Saturday was the guest presenter day! First, I got to hear Kimberly Brower talk about the things that grab her – or turn her off! – in a query. Then Eric Ruben broke down some legal issues for writers and was very entertaining in the process. Everyone got to have lunch with guest author Daniel José Older, who has a magnetic personality and sold me on his books within five minutes of being in the same room. Then came another fantastic and fun panel with Eric about the future of the industry (takeaway – nobody knows!), and a presentation about Writing Across Difference by Diana Pho that was informative and eye-opening. The workshop sessions for the day closed out with an AMA-style panel with all four guests.
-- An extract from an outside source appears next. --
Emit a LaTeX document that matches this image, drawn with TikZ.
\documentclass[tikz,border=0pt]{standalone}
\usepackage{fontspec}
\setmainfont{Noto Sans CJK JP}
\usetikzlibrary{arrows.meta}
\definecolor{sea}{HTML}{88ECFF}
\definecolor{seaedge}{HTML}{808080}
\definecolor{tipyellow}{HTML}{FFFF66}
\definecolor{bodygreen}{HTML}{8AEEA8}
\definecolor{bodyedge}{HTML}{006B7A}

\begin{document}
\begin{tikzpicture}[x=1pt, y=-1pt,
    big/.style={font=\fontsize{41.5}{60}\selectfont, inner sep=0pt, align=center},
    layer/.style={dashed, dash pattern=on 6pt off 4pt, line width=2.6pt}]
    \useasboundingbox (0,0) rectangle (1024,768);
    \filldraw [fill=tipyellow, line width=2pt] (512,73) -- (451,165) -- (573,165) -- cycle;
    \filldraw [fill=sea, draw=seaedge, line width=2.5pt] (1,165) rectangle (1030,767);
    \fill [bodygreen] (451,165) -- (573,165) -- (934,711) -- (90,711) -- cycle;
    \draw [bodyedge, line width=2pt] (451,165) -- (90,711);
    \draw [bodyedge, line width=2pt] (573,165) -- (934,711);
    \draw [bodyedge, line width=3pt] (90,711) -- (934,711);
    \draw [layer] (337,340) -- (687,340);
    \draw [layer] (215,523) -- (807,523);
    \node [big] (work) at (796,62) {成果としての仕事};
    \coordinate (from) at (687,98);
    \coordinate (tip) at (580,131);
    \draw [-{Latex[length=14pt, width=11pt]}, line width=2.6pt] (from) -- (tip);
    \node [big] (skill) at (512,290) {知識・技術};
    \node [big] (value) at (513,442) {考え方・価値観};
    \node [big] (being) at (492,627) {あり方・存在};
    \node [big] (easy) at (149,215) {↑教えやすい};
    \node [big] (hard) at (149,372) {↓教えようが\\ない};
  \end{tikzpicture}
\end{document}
They gave thought-provoking and often hilarious answers, and the whole room was filled with laughter. It was a blast!That night I went out to dinner with my editor and then we descended on a local restaurant for the yearly costume ball! That’s right – this workshop has a costumed event every year! This year’s theme was “Trope Your Genre” and we saw many interesting interpretations, including a billionaire romance hero, a ripped bodice, and a secret baby! Next year’s theme is “International Persons of Mystery” so start planning your spy-themed garb now!
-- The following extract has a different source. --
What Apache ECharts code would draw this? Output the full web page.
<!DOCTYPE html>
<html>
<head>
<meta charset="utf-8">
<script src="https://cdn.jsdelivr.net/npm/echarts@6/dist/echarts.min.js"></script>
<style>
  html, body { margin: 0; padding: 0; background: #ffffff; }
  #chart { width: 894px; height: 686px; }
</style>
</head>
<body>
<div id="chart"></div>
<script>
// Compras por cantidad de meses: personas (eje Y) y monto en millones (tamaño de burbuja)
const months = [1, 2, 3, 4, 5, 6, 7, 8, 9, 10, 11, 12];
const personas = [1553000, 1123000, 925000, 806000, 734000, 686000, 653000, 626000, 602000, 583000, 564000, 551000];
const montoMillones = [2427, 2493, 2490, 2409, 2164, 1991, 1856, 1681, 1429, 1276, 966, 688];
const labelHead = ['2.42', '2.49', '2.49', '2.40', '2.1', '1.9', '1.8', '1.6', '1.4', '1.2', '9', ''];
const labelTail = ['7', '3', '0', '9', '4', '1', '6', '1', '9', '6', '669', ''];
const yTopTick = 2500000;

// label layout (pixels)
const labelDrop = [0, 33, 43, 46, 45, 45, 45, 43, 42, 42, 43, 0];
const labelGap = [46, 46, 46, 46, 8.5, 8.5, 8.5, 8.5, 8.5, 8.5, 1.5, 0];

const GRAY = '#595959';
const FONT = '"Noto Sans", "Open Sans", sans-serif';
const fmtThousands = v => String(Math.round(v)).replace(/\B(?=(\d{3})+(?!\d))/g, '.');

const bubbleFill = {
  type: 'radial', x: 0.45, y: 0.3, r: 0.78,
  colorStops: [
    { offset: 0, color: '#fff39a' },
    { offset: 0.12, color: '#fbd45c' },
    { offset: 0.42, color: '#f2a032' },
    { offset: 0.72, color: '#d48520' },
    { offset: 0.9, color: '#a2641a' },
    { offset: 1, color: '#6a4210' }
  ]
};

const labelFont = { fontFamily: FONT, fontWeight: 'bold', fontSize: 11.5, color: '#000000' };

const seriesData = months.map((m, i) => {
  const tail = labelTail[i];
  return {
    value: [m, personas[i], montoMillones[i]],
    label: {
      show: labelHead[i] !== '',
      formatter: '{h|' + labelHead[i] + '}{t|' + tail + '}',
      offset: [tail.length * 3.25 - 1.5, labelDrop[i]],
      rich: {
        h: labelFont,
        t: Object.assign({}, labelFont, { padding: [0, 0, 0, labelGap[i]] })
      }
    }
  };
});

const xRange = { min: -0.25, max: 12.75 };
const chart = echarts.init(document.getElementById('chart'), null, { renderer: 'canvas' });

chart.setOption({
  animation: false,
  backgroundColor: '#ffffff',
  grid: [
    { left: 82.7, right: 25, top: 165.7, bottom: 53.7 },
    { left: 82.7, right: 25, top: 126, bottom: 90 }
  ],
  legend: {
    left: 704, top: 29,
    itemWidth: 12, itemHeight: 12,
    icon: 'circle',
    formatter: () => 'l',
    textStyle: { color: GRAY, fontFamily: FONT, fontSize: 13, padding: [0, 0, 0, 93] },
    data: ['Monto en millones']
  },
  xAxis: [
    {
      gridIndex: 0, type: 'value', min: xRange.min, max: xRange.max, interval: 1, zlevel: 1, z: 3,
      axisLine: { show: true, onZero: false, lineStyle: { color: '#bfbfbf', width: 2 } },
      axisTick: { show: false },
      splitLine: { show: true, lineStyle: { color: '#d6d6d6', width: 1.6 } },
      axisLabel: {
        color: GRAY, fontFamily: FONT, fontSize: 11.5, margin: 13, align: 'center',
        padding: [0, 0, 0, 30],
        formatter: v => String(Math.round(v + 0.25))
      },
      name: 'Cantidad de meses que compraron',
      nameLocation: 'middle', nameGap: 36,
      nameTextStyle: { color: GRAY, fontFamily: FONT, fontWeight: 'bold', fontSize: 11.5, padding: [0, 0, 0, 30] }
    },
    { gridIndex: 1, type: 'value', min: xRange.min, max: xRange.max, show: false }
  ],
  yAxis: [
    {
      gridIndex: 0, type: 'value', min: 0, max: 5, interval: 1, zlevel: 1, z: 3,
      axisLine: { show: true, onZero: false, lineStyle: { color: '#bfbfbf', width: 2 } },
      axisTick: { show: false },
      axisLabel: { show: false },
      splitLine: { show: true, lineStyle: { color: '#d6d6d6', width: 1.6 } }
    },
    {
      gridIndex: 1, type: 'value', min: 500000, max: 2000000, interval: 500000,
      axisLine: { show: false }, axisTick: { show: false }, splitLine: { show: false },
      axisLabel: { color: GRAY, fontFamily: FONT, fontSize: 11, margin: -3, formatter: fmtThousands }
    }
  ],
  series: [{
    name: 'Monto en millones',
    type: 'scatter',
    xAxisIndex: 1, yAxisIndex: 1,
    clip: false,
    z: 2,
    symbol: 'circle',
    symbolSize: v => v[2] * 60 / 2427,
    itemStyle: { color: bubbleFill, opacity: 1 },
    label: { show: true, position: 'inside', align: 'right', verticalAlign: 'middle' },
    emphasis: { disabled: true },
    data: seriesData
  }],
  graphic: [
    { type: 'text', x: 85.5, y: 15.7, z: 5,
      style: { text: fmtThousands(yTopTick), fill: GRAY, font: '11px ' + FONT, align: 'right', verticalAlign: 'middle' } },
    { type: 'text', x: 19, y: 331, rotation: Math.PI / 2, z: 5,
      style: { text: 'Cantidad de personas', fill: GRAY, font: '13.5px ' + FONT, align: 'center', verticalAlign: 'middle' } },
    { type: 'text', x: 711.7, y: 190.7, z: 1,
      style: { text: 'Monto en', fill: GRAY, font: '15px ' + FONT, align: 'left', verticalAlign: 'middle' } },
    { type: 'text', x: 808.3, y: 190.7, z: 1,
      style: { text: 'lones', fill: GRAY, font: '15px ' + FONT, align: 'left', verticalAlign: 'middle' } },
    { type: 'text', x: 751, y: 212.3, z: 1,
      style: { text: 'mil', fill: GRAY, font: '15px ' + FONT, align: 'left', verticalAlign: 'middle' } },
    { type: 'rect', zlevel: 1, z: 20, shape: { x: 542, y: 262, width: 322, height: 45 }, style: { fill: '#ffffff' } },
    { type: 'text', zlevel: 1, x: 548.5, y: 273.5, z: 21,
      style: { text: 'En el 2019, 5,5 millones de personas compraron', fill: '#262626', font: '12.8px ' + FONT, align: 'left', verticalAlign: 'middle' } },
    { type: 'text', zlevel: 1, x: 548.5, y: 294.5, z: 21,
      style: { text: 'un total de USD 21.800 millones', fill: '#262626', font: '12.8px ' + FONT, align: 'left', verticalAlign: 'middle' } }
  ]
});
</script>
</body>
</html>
Also at the party they raffled off baskets donated by workshop attendees. The proceeds go to a scholarship fund for the WPF program, and the baskets are always awesome. This year, I won one! I forgot to take a picture of it before I dismantled it, but it had a bunch of kitchen tools and recipe books. If you follow my other pseudonym, you know that I’m into cooking and baking and have written a cozy about a kitchen witch, so I was very excited to win.
I’ll be honest. Except for the fact that the booksigning was on Friday, Saturday was my favorite day of the workshop. The guests were amazing presenters, I learned things I had never known before, and I got to go to a fancy dress party!
I may have chosen to sleep on Sunday morning instead of getting up early enough to go to the 9 am workshops. I’m sorry! By Sunday I was so exhausted that I needed the extra rest. Note to self: next year, do not schedule your book release for the same week as IYWM!I did, however, go to two fabulous workshops later in the morning. The first was on strengthening character by exploiting flaws by Symantha Reagor, and the second was a scorching-hot workshop on erotic romance by the amazing Anna Zabo.
Every June we have a fancy lunch where the alums welcome the graduating students into the alumni association, and that is always good times. Then we have a business meeting, which sounds super boring, but isn’t because our committee rocks.
I didn’t want this year’s workshop to end, but it finally did, and I had to say goodbye until 2017. But many of us are going to World Fantasy in Columbus in October, so that’s only four months away. I can’t wait!
*One of the nice things about IYWM is that you have the option to stay in the dorms rather than booking a hotel. Now, they are definitely not glamorous. They’re your typical college dorms with very few amenities. But there’s a bed, WiFi, a shower, and electrical outlets for my devices, so it’s all good. And they are much, much cheaper than a hotel. So if you need to save a little cash – consider the dorms.